Some resources need other resources to run successfully, they are a dependency of another resource (or resources) within a group. If a resource is dependent upon another, it will not be able to start until the top-level resource is online. For example, a file share needs a physical disk to hold the data which will be accessed using the share or, in a clustered SQL Server implementation, SQL Server Agent is dependent upon SQL Server to start before it can come online. If SQL Server cannot be started, SQL Server Agent will not be brought online either.

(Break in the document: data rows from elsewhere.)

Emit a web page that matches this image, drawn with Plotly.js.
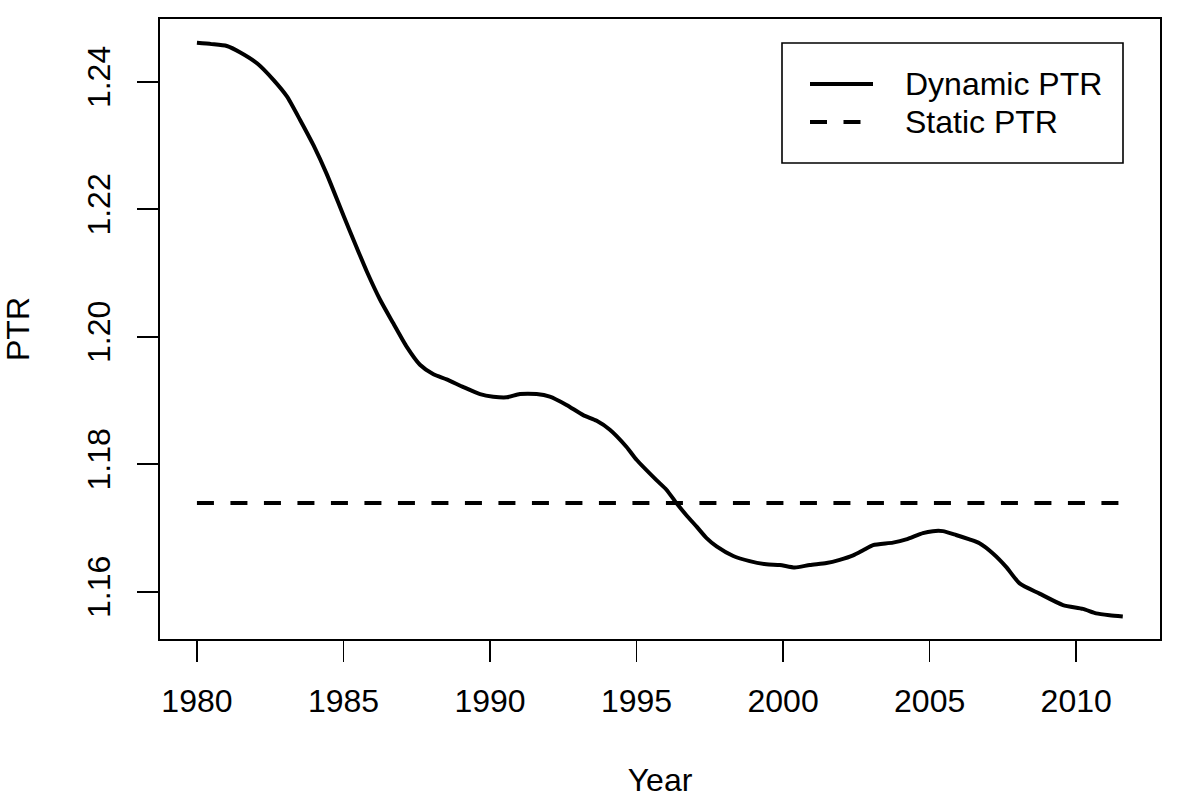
<!DOCTYPE html>
<html>
<head>
<meta charset="utf-8">
<script src="https://cdn.plot.ly/plotly-3.0.1.min.js"></script>
<style>
  html, body { margin: 0; padding: 0; background: #ffffff; }
  #chart { width: 1200px; height: 800px; }
</style>
</head>
<body>
<div id="chart"></div>
<script>
// Dynamic PTR
const dynYears = [1980.0, 1980.5, 1981.02, 1981.48, 1982.05, 1982.61, 1983.07, 1983.52, 1983.98, 1984.43,
  1985.0, 1985.45, 1985.8, 1986.25, 1986.7, 1987.16, 1987.61, 1988.07, 1988.52,
  1989.09, 1989.66, 1990.11, 1990.57, 1991.02, 1991.59, 1992.04, 1992.61, 1993.18, 1993.64,
  1994.09, 1994.66, 1995.0, 1995.68, 1996.02, 1996.36, 1996.7, 1997.05, 1997.39, 1997.73,
  1998.3, 1998.86, 1999.43, 1999.89, 2000.4, 2000.91, 2001.48, 2001.93, 2002.39, 2002.73,
  2003.07, 2003.75, 2004.2, 2004.77, 2005.11, 2005.45, 2005.9, 2006.36, 2006.7, 2007.16,
  2007.61, 2008.07, 2008.75, 2009.55, 2010.23, 2010.68, 2011.14, 2011.59];
const dynPTR = [1.2461, 1.2459, 1.2456, 1.2446, 1.2429, 1.2403, 1.2377, 1.2340, 1.2300, 1.2255,
  1.2190, 1.2140, 1.2102, 1.2058, 1.2021, 1.1984, 1.1956, 1.1941, 1.1933,
  1.1921, 1.1910, 1.1906, 1.1905, 1.1910, 1.1910, 1.1906, 1.1893, 1.1877, 1.1868,
  1.1854, 1.1827, 1.1807, 1.1775, 1.1760, 1.1739, 1.1720, 1.1702, 1.1684, 1.1671,
  1.1656, 1.1648, 1.1643, 1.1642, 1.1638, 1.1642, 1.1645, 1.1650, 1.1657, 1.1665,
  1.1673, 1.1677, 1.1682, 1.1692, 1.1695, 1.1695, 1.1689, 1.1682, 1.1676, 1.1660,
  1.1639, 1.1613, 1.1597, 1.1579, 1.1573, 1.1566, 1.1563, 1.1561];

// Static PTR
const staticYears = [1980.0, 2011.59];
const staticPTR = [1.1739, 1.1739];

// Axis ticks
const xTicks = [1980, 1985, 1990, 1995, 2000, 2005, 2010];
const yTicks = [1.16, 1.18, 1.20, 1.22, 1.24];
const yTickText = ["1.16", "1.18", "1.20", "1.22", "1.24"];

const legendNames = ["Dynamic PTR", "Static PTR"];
const legendDash = ["solid", "17px,16.5px"];

const FONT = "Liberation Sans, Arial, Helvetica, sans-serif";
const FS = 32;
const LW = 4;

const traces = [
  { x: dynYears, y: dynPTR, type: "scatter", mode: "lines", name: legendNames[0],
    line: { color: "#000000", width: LW, dash: legendDash[0], shape: "spline", smoothing: 0.6 },
    hoverinfo: "skip", showlegend: false },
  { x: staticYears, y: staticPTR, type: "scatter", mode: "lines", name: legendNames[1],
    line: { color: "#000000", width: LW, dash: legendDash[1] },
    hoverinfo: "skip", showlegend: false }
];

// legend drawn in paper coordinates to match R's legend box
const lgX0 = 0.622, lgX1 = 0.963, lgY0 = 0.7677, lgY1 = 0.9613;
const lgRows = [0.8952, 0.8339];
const shapes = [
  { type: "rect", xref: "paper", yref: "paper", x0: lgX0, x1: lgX1, y0: lgY0, y1: lgY1,
    line: { color: "#000000", width: 1.6 }, fillcolor: "#ffffff" }
];
const annotations = [];
legendNames.forEach((nm, i) => {
  shapes.push({ type: "line", xref: "paper", yref: "paper", x0: 0.650, x1: 0.713,
    y0: lgRows[i], y1: lgRows[i], line: { color: "#000000", width: LW, dash: legendDash[i] } });
  annotations.push({ xref: "paper", yref: "paper", x: 0.743, y: lgRows[i], text: nm,
    showarrow: false, xanchor: "left", yanchor: "middle",
    font: { family: FONT, size: FS, color: "#000000" } });
});

const layout = {
  width: 1200, height: 800,
  margin: { l: 160, r: 40, t: 19, b: 161, pad: 0 },
  paper_bgcolor: "#ffffff", plot_bgcolor: "#ffffff",
  font: { family: FONT, size: FS, color: "#000000" },
  showlegend: false,
  xaxis: {
    range: [1978.74, 2012.86], tickmode: "array", tickvals: xTicks,
    ticks: "outside", ticklen: 21, tickwidth: 1.6, tickcolor: "#000000",
    showline: true, mirror: true, linecolor: "#000000", linewidth: 1.6,
    showgrid: false, zeroline: false, ticklabelstandoff: 12,
    tickfont: { family: FONT, size: FS, color: "#000000" },
    title: { text: "Year", font: { family: FONT, size: FS, color: "#000000" }, standoff: 50 }
  },
  yaxis: {
    range: [1.15258, 1.24984], tickmode: "array", tickvals: yTicks, ticktext: yTickText,
    tickangle: -90,
    ticks: "outside", ticklen: 21, tickwidth: 1.6, tickcolor: "#000000",
    showline: true, mirror: true, linecolor: "#000000", linewidth: 1.6,
    showgrid: false, zeroline: false, ticklabelstandoff: 15,
    tickfont: { family: FONT, size: FS, color: "#000000" },
    title: { text: "PTR", font: { family: FONT, size: FS, color: "#000000" }, standoff: 42 }
  },
  shapes: shapes,
  annotations: annotations
};

Plotly.newPlot("chart", traces, layout, { displayModeBar: false, staticPlot: true });
</script>
</body>
</html>
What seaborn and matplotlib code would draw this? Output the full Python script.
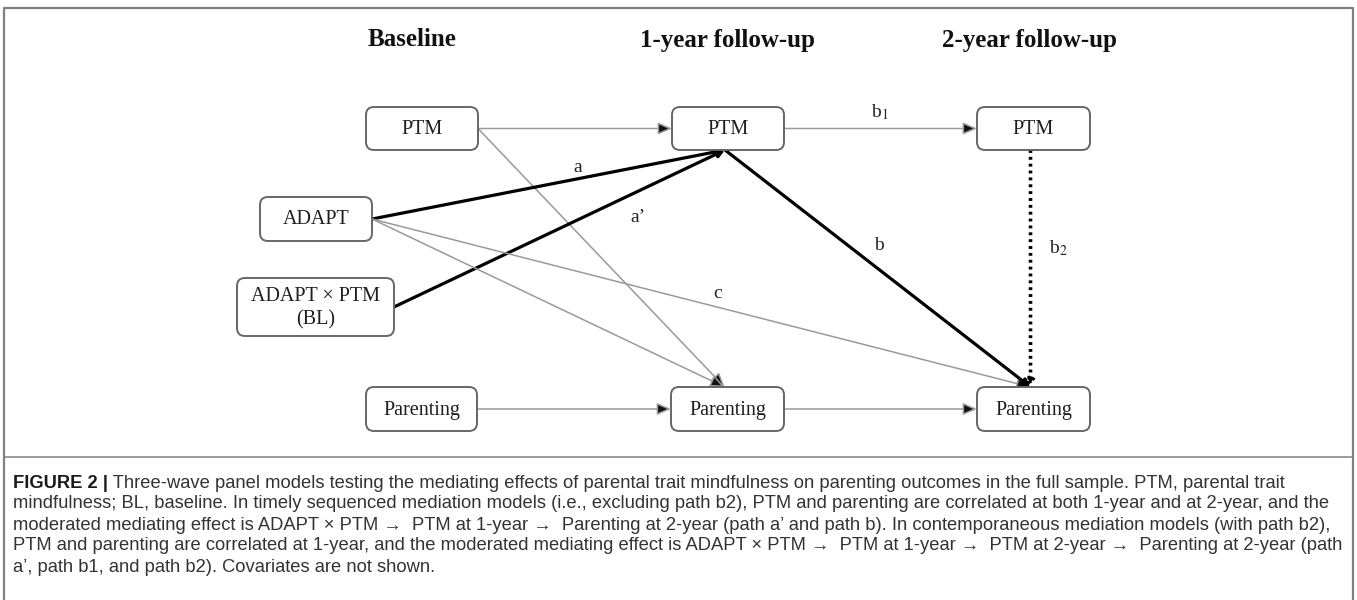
import matplotlib
matplotlib.use("Agg")
import matplotlib.pyplot as plt
from matplotlib.patches import FancyBboxPatch
from matplotlib import font_manager
import seaborn as sns

# ---------------- data ----------------
headers = ["Baseline", "1-year follow-up", "2-year follow-up"]

node_ids = ["PTM_BL", "ADAPT", "ADAPTxPTM", "PAR_BL",
            "PTM_1Y", "PAR_1Y", "PTM_2Y", "PAR_2Y"]
node_labels = ["PTM", "ADAPT", "ADAPT \u00d7 PTM\n(BL)", "Parenting",
               "PTM", "Parenting", "PTM", "Parenting"]

edge_src = ["PTM_BL", "PTM_BL", "ADAPT", "ADAPTxPTM", "ADAPT", "ADAPT",
            "PTM_1Y", "PTM_1Y", "PTM_2Y", "PAR_BL", "PAR_1Y"]
edge_dst = ["PTM_1Y", "PAR_1Y", "PTM_1Y", "PTM_1Y", "PAR_1Y", "PAR_2Y",
            "PAR_2Y", "PTM_2Y", "PAR_2Y", "PAR_1Y", "PAR_2Y"]
edge_kind = ["thin", "thin", "thick", "thick", "thin", "thin",
             "thick", "thin", "dotted", "thin", "thin"]
edge_labels = ["", "", "a", "a\u2019", "", "c", "b", r"b$_1$", r"b$_2$", "", ""]

caption_bold = "FIGURE 2 |"
caption_lines = [
    " Three-wave panel models testing the mediating effects of parental trait mindfulness on parenting outcomes in the full sample. PTM, parental trait",
    "mindfulness; BL, baseline. In timely sequenced mediation models (i.e., excluding path b2), PTM and parenting are correlated at both 1-year and at 2-year, and the",
    "moderated mediating effect is ADAPT \u00d7 PTM \u2192  PTM at 1-year \u2192  Parenting at 2-year (path a\u2019 and path b). In contemporaneous mediation models (with path b2),",
    "PTM and parenting are correlated at 1-year, and the moderated mediating effect is ADAPT \u00d7 PTM \u2192  PTM at 1-year \u2192  PTM at 2-year \u2192  Parenting at 2-year (path",
    "a\u2019, path b1, and path b2). Covariates are not shown.",
]

# ---------------- layout (pixel coordinates) ----------------
header_x = [412, 728, 1030]
header_y = 40
box_geom = {  # x0, x1, y0, y1
    "PTM_BL": (366, 478, 107, 150),
    "ADAPT": (260, 372, 197, 241),
    "ADAPTxPTM": (237, 394, 278, 336),
    "PAR_BL": (366, 477, 387, 431),
    "PTM_1Y": (672, 784, 107, 150),
    "PAR_1Y": (671, 784, 387, 431),
    "PTM_2Y": (977, 1090, 107, 150),
    "PAR_2Y": (977, 1090, 387, 431),
}
edge_sides = [("R", "L"), ("R", "T"), ("R", "B"), ("R", "B"), ("R", "T"), ("R", "T"),
              ("B", "T"), ("R", "L"), ("B", "T"), ("R", "L"), ("R", "L")]
label_pos = [None, None, (578, 167), (638, 217), None, (718, 293),
             (879, 245), (880, 112), (1058, 248), None, None]

# ---------------- style ----------------
sns.set_theme(style="white")
plt.rcParams["mathtext.fontset"] = "stix"


def pick(names):
    for n in names:
        try:
            font_manager.findfont(font_manager.FontProperties(family=n),
                                  fallback_to_default=False)
            return n
        except Exception:
            pass
    return "DejaVu Sans"


serif = pick(["Liberation Serif", "DejaVu Serif"])
narrow = pick(["Liberation Sans Narrow", "Liberation Sans"])

fig = plt.figure(figsize=(13.57, 6.0), dpi=100)
fig.patch.set_facecolor("white")
ax = fig.add_axes([0, 0, 1, 1])
ax.set_xlim(0, 1357)
ax.set_ylim(600, 0)
ax.axis("off")

# frame
frame_c = "#808080"
ax.plot([4, 4, 1353, 1353], [600, 8, 8, 600], color=frame_c, lw=1.6, zorder=1)
ax.plot([4, 1353], [457, 457], color=frame_c, lw=1.1, zorder=1)

# headers
for h, hx in zip(headers, header_x):
    ax.text(hx, header_y, h, family=serif, fontweight="bold", fontsize=18,
            ha="center", va="center", color="#111111")

# nodes
for nid, lab in zip(node_ids, node_labels):
    x0, x1, y0, y1 = box_geom[nid]
    ax.add_patch(FancyBboxPatch((x0, y0), x1 - x0, y1 - y0,
                                boxstyle="round,pad=0,rounding_size=8",
                                fc="white", ec="#666666", lw=1.4, zorder=5))
    ax.text((x0 + x1) / 2, (y0 + y1) / 2 + 1, lab, family=serif, fontsize=14.5,
            ha="center", va="center", color="#1e1e1e", linespacing=1.3, zorder=6)


def anchor(nid, side):
    x0, x1, y0, y1 = box_geom[nid]
    xc, yc = (x0 + x1) / 2, (y0 + y1) / 2
    return {"L": (x0, yc), "R": (x1, yc), "T": (xc - 3, y0), "B": (xc - 3, y1)}[side]


styles = {
    "thin": dict(ec="#9a9a9a", fc="#111111", lw=1.1, ls="-", hl=0.7, hw=0.3),
    "thick": dict(ec="#000000", fc="#000000", lw=2.3, ls="-", hl=0.35, hw=0.18),
    "dotted": dict(ec="#000000", fc="#000000", lw=2.6, ls=(0, (0.8, 1.1)), hl=0.35, hw=0.2),
}

for s, d, k, lab, (ss, ds), lp in zip(edge_src, edge_dst, edge_kind, edge_labels,
                                       edge_sides, label_pos):
    p0 = anchor(s, ss)
    p1 = anchor(d, ds)
    st = styles[k]
    ax.annotate("", xy=p1, xytext=p0,
                arrowprops=dict(arrowstyle=f"-|>,head_length={st['hl']},head_width={st['hw']}",
                                ec=st["ec"], fc=st["fc"], lw=st["lw"], ls=st["ls"],
                                capstyle="butt", shrinkA=0, shrinkB=0, mutation_scale=12),
                zorder=3)
    if lab and lp is not None:
        ax.text(lp[0], lp[1], lab, family=serif, fontsize=14, ha="center",
                va="center", color="#222222", zorder=4)

# caption
fig.canvas.draw()
renderer = fig.canvas.get_renderer()
probe = ax.text(0, 0, caption_lines[2], family=[narrow, "DejaVu Sans"], fontsize=10)
w10 = probe.get_window_extent(renderer).width
probe.remove()
cap_size = 10 * 1318 / w10

cap_x = 13
cap_y = [483, 504, 525, 546, 567]
tb = ax.text(cap_x, cap_y[0], caption_bold, family=[narrow, "DejaVu Sans"],
             fontweight="bold", fontsize=cap_size, ha="left", va="center",
             color="#1a1a1a")
bw = tb.get_window_extent(renderer).width
for i, line in enumerate(caption_lines):
    x = cap_x + (bw if i == 0 else 0)
    ax.text(x, cap_y[i], line, family=[narrow, "DejaVu Sans"], fontsize=cap_size,
            ha="left", va="center", color="#333333")

fig.savefig("out.png", dpi=100, facecolor="white")
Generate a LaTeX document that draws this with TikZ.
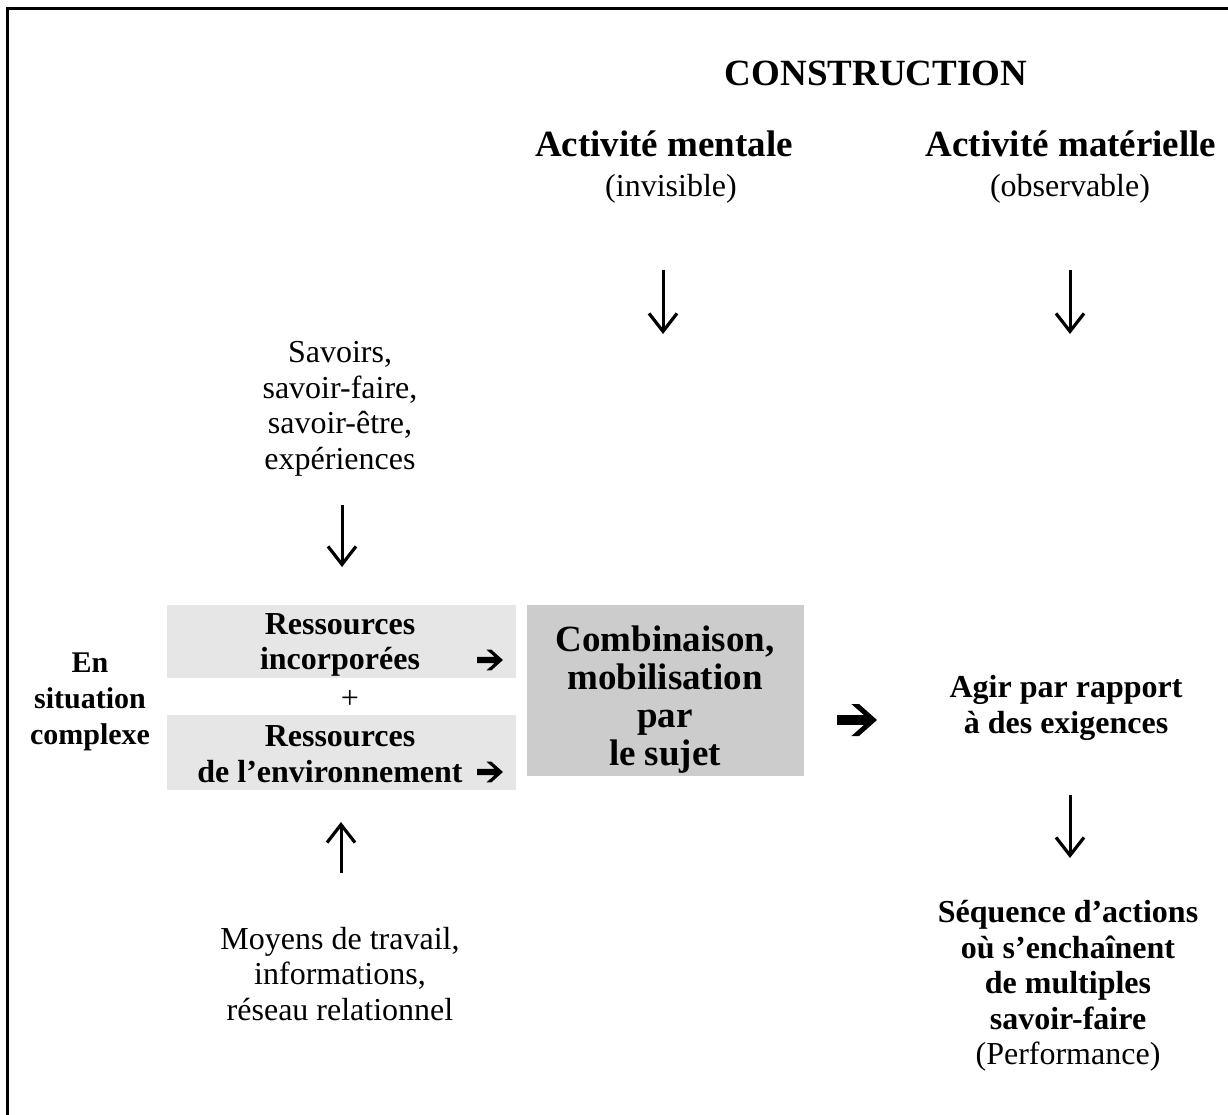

These relationships are known as resource dependencies. When one resource is defined as a dependency for another resource, both resources must be placed in the same group. If a number of resources are ultimately dependent on one resource (for example, one physical disk resource), all of those resources must belong to the same group. Dependencies are used to define how different resources relate to one another. These interdependencies control the sequence in which the Cluster Service brings resources online and takes them offline.
Resources can exist in one of five states:
- Offline: the resource is not available for use by any other resource or client;
- Offline Pending: this is a transitional state while the resource is being taken offline;
- Online: the resource is available;
- Online Pending: this is a transitional state while the resource is being brought online;
- Failed: there is a problem with the resource that the Cluster Service cannot resolve.
One can specify the amount of time that Cluster Service allows for specific resources to go online or offline. If the resource cannot be brought online or offline within this time, the resource is placed in the failed state.
A witness element, either a disk witness or a file share witness, is used only in some clusters, usually the one with an even number of nodes, acting as a tiebreaker when there are failures and the remaining nodes must determine whether enough nodes are currently running to work together as a cluster.